Though sometimes unfairly dismissed as a joke or genre-mongering band (the Beatles put "Bungalow Bill" and "Honey Pie" on one album, and no one called them a novelty act), the brothers Ween are known for their sometimes sophomoric humor. Reportedly compelled by a demonic entity known as Boognish, the band specializes in ditties that sport less-than-genteel titles like "Don't Shit Where You Eat," "Waving My Dick in the Wind," and "She Fucks Me." However, for the new album, uncharacteristically recorded in a multi-track studio with a full band, the pair has--to a degree--canned its familiar freewheeling style in a rare, if not particularly conscious, stab at gaining accessibility by a wider audience. However, those who fear the humor is gone completely should take heed: Amid the George Harrison and even occasional Jethro Tull stylings found on Pepper are numbers like "Pandy Fackler," a breezy, jazzy ditty about a mildly retarded prostitute, and "Bananas and Blow," an exact replica of a Caribbean island song that indulges Dean and Gene's fantasy of being stranded on a desert island, blissfully subsisting on nothing but potassium and speed.

"I think that's probably a good way to put it--the album is accessible in terms of what we normally do," Dean says. "But we never really think about these things while we're recording and writing. It's just like, 'All right, this is what we've got, so we'll put it out.' I don't have any delusions of this record outperforming other things in terms of sales. I'd love it if it did, but I know what people listen to and what's popular, and I just don't see Ween competing with Korn or the Backstreet Boys. We have our niche, and that's fine with us, though we'd always like to see it grow."

One way the group has increased its audience is to become Internet-savvy--Dean oversees the band's official Web site (ween.com), and counted among the Ween resources on the Net is a radio station (weenradio.com) broadcasting the band's songs, including rare and unreleased material, 24 hours a day.

"Something strange happened after our album Chocolate and Cheese," Dean says. "After the tour for that album was over, we sat around my apartment for a year, not knowing what was going to happen. Then our country record, 12 Golden Country Greats, came up as an impulse. But when we came back out on that tour, we sold out all of our gigs. What happened was that our fans started talking to each other on the Internet.

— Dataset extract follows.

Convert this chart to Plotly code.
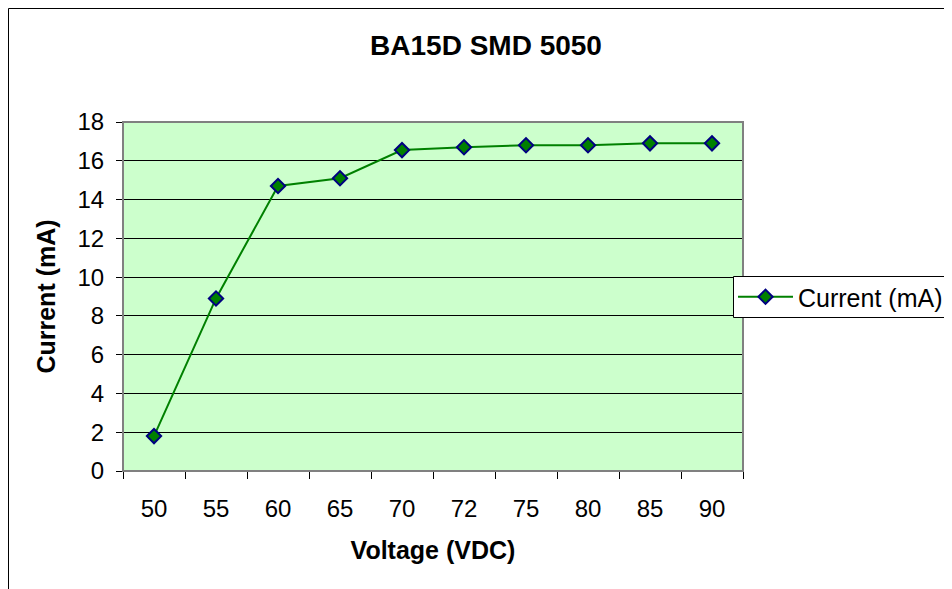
import plotly.graph_objects as go

voltage = ["50", "55", "60", "65", "70", "72", "75", "80", "85", "90"]
current = [1.8, 8.9, 14.7, 15.1, 16.55, 16.7, 16.8, 16.8, 16.9, 16.9]
y_ticks = [0, 2, 4, 6, 8, 10, 12, 14, 16, 18]

W, H = 952, 589
# page body has an 8px margin; figure pixel = reference pixel - 8
L, T = 115, 114
PR, PB = 735, 463
R, B = W - PR, H - PB
pw, ph = PR - L, PB - T

fig = go.Figure()
fig.add_trace(go.Scatter(
    x=voltage, y=current, mode="lines+markers", name="Current (mA)",
    line=dict(color="#008000", width=2),
    marker=dict(symbol="diamond", size=11, color="#008000",
                line=dict(color="#000080", width=2)),
))

def px_x(p):
    return (p - L) / pw

def px_y(p):
    return 1 - (p - T) / ph

shapes = [
    # outer chart border
    dict(type="rect", xref="paper", yref="paper", x0=px_x(0.5), x1=px_x(W + 20),
         y0=px_y(H + 20), y1=px_y(0.5), line=dict(color="#000000", width=1),
         fillcolor="rgba(0,0,0,0)", layer="below"),
    # plot area border (top / right grey)
    dict(type="rect", xref="paper", yref="paper", x0=0, x1=1, y0=0, y1=1,
         line=dict(color="#808080", width=2), fillcolor="rgba(0,0,0,0)", layer="above"),
    # legend box (runs off the right edge)
    dict(type="rect", xref="paper", yref="paper", x0=px_x(725.5), x1=px_x(W + 20),
         y0=px_y(309.5), y1=px_y(268.5), line=dict(color="#000000", width=1),
         fillcolor="white", layer="above"),
]

fig.update_layout(
    width=W, height=H,
    margin=dict(l=L, r=R, t=T, b=B, autoexpand=False),
    paper_bgcolor="white", plot_bgcolor="#CCFFCC",
    showlegend=True,
    font=dict(family="Liberation Sans, Arial", size=24, color="black"),
    title=dict(text="<b>BA15D SMD 5050</b>", x=478 / W, xref="container",
               xanchor="center", y=1 - 37 / H, yref="container", yanchor="middle",
               font=dict(size=28)),
    xaxis=dict(type="category", range=[-0.5, 9.5], tickson="boundaries",
               ticks="outside", ticklen=7, tickcolor="black",
               showline=True, linecolor="black", linewidth=1,
               showgrid=False, zeroline=False, ticklabelstandoff=16,
               tickfont=dict(size=24),
               title=dict(text="<b>Voltage (VDC)</b>", standoff=20,
                          font=dict(size=25))),
    yaxis=dict(range=[0, 18], tickvals=y_ticks, ticks="outside", ticklen=6,
               tickcolor="black", showline=True, linecolor="black", linewidth=1,
               showgrid=True, gridcolor="black", gridwidth=1, zeroline=False,
               ticklabelstandoff=7, tickfont=dict(size=24),
               title=dict(text="<b>Current (mA)</b>", standoff=14,
                          font=dict(size=25))),
    legend=dict(x=px_x(725), xanchor="left", y=px_y(289), yanchor="middle",
                borderwidth=0, bgcolor="rgba(0,0,0,0)",
                font=dict(size=25), itemwidth=55),
    shapes=shapes,
)

fig.write_html("out.html")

After that, we started allowing taping at our shows, and people started trading them. If you look on the Web, people don't have tapes from '90 to '95 or '96. So it's weird--we got more popular by more or less doing nothing. Suddenly, instead of playing to 600 people a night, we were playing to 1,200 people a night."

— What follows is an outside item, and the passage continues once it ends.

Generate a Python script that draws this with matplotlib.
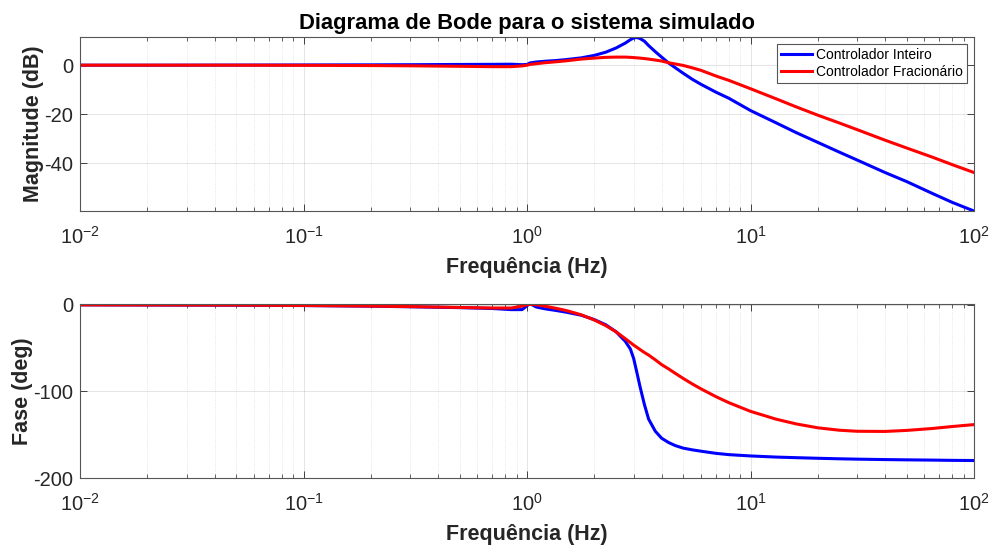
import matplotlib
matplotlib.use("Agg")
import matplotlib.pyplot as plt
from matplotlib.ticker import LogLocator, FixedLocator, NullFormatter

plt.rcParams['font.family'] = ['Liberation Sans', 'DejaVu Sans']
plt.rcParams['mathtext.fontset'] = 'custom'
plt.rcParams['mathtext.rm'] = 'Liberation Sans'
plt.rcParams['axes.unicode_minus'] = False

# frequency points (Hz) and the two responses
freq = [0.01, 0.02, 0.05, 0.1, 0.2, 0.3, 0.5, 0.7, 0.85, 0.95, 1.0, 1.03, 1.1, 1.2,
        1.35, 1.5, 1.75, 2.0, 2.25, 2.5, 2.75, 2.9, 3.0, 3.1, 3.2, 3.35, 3.5, 3.75,
        4.0, 4.3, 4.6, 5.0, 5.5, 6.0, 7.0, 8.0, 10, 13, 16, 20, 25, 30, 40, 50,
        65, 80, 100]

mag_inteiro = [0, 0, 0.05, 0.1, 0.15, 0.2, 0.3, 0.35, 0.4, 0.2, 0.3, 0.9, 1.3, 1.6,
               1.9, 2.3, 3.0, 4.0, 5.3, 7.0, 9.0, 10.4, 11.1, 11.3, 10.9, 9.8, 8.0, 5.5,
               3.3, 0.9, -1.0, -3.3, -5.8, -7.8, -11.0, -13.5, -18.5, -23.5, -27.5, -31.5,
               -35.5, -38.7, -43.8, -47.5, -52.3, -56.0, -59.5]

mag_fracionario = [0, 0, 0, -0.05, -0.15, -0.25, -0.45, -0.6, -0.6, -0.3, 0.0, 0.3, 0.6, 1.0,
                   1.4, 1.8, 2.5, 2.9, 3.2, 3.3, 3.3, 3.2, 3.1, 3.0, 2.9, 2.7, 2.5, 2.1,
                   1.7, 1.0, 0.5, -0.1, -1.1, -2.1, -4.4, -6.2, -9.6, -13.7, -17.0, -20.4,
                   -23.6, -26.3, -30.6, -33.8, -37.5, -40.6, -43.8]

fase_inteiro = [0, -0.2, -0.4, -0.8, -1.5, -2.2, -3.2, -4.2, -5.5, -5.5, -1.0, 1.5, -2.5, -4.5,
                -6.5, -8.5, -12, -17, -23, -31, -42, -51, -62, -78, -94, -115, -132, -146,
                -154, -159, -162.5, -165.5, -167.5, -169, -171.5, -173, -174.5, -175.8,
                -176.5, -177.2, -177.8, -178.2, -178.7, -179.0, -179.3, -179.6, -179.8]

fase_fracionario = [0, -0.1, -0.3, -0.7, -1.4, -2.0, -3.0, -3.6, -3.6, -1.5, 0.2, 0.5, 0.2, -1.5,
                    -4, -6.6, -11.5, -17.5, -24, -31, -39, -43.5, -46.5, -49, -51.5, -55, -58,
                    -63.5, -69, -74, -79, -85, -91.5, -97, -106, -113, -123, -132, -137.5,
                    -142, -144.8, -146, -146.2, -145, -142.8, -140.5, -138.3]

labels = ['Controlador Inteiro', 'Controlador Fracionário']
cores = ['#0000ff', '#ff0000']
grid_gray = '#262626'

fig = plt.figure(figsize=(9.93, 5.45), dpi=100)
ax1 = fig.add_axes([0.0806, 0.6128, 0.9003, 0.3193])
ax2 = fig.add_axes([0.0806, 0.1229, 0.9003, 0.3193])

ax1.semilogx(freq, mag_inteiro, color=cores[0], lw=2.2, label=labels[0])
ax1.semilogx(freq, mag_fracionario, color=cores[1], lw=2.2, label=labels[1])
ax2.semilogx(freq, fase_inteiro, color=cores[0], lw=2.2)
ax2.semilogx(freq, fase_fracionario, color=cores[1], lw=2.2)

ax1.set_ylim(-59.5, 11.5)
ax1.yaxis.set_major_locator(FixedLocator([-40, -20, 0]))
ax2.set_ylim(-200, 1)
ax2.yaxis.set_major_locator(FixedLocator([-200, -100, 0]))

for ax in (ax1, ax2):
    ax.set_xlim(0.01, 100)
    ax.xaxis.set_major_locator(LogLocator(base=10, numticks=10))
    ax.xaxis.set_minor_locator(LogLocator(base=10, subs=range(2, 10), numticks=20))
    ax.xaxis.set_minor_formatter(NullFormatter())
    ax.grid(True, which='major', color=grid_gray, alpha=0.12, lw=0.7)
    ax.grid(True, which='minor', axis='x', color=grid_gray, alpha=0.15, lw=0.6, ls=':')
    ax.tick_params(which='both', direction='in', top=True, right=True,
                   colors=grid_gray, labelcolor=grid_gray, labelsize=14.5)
    ax.tick_params(which='major', length=5, width=0.6)
    ax.tick_params(which='minor', length=3, width=0.5)
    ax.tick_params(axis='x', pad=11)
    ax.tick_params(axis='y', pad=5)
    for s in ax.spines.values():
        s.set_color('#555555')
        s.set_linewidth(0.8)
    ax.set_xlabel('Frequência (Hz)', fontsize=15.5, fontweight='bold',
                  color=grid_gray, labelpad=6)

ax1.set_ylabel('Magnitude (dB)', fontsize=15.5, fontweight='bold', color=grid_gray, labelpad=0)
ax2.set_ylabel('Fase (deg)', fontsize=15.5, fontweight='bold', color=grid_gray, labelpad=0)
ax1.set_title('Diagrama de Bode para o sistema simulado', fontsize=15.8,
              fontweight='bold', color='black', pad=6)

leg = ax1.legend(loc='upper right', fontsize=10, fancybox=False, framealpha=1,
                 edgecolor='#555555', borderaxespad=0.5, handlelength=2.2,
                 borderpad=0.3, labelspacing=0.2, handletextpad=0.3)
leg.get_frame().set_linewidth(0.8)

fig.savefig('out.png', dpi=100)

The phenomenon of fan taping, and the level of interest it generated for Ween's older material, is what led to the live album. Initially it was to be released only through the band's Web site, a move sanctioned by the group's label, Elektra Records. At the last minute, Elektra decided to put it out itself, a maneuver that earns an appreciative chuckle from Dean.

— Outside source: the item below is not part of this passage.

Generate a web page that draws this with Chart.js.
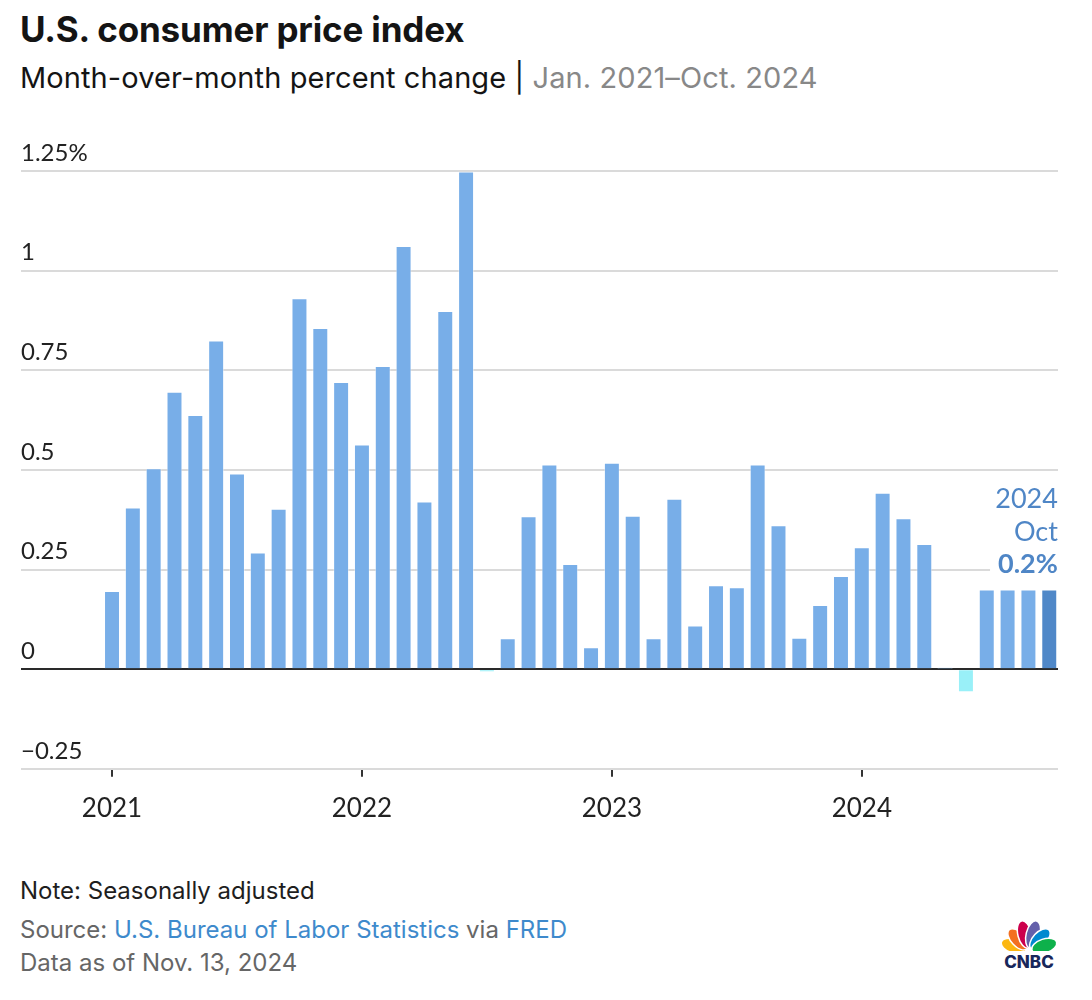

"We couldn't have been more surprised," he says. "I mean, here's a record--the second disc has only two songs on it, 30 minutes apiece. It's made off of cassettes, a lot of which are seven years old and I've had in my car for that long. It's not something that anybody other than the really hardcore Ween fans are gonna buy."

But those fans exist and are indeed hardcore. "I get a kick out of all these kids who argue online on these message boards," Dean says. "They say like, 'Oh, The Pod is the best record." And the funny thing is, they were like eleven when that shit came out, and we were playing to like 75 people a night. I hear 'em tell me this or say, 'Why don't you play this song?' and I go, 'Fuck you--we played that shit every night for four or five years. You were just like 10 when it was happening.'"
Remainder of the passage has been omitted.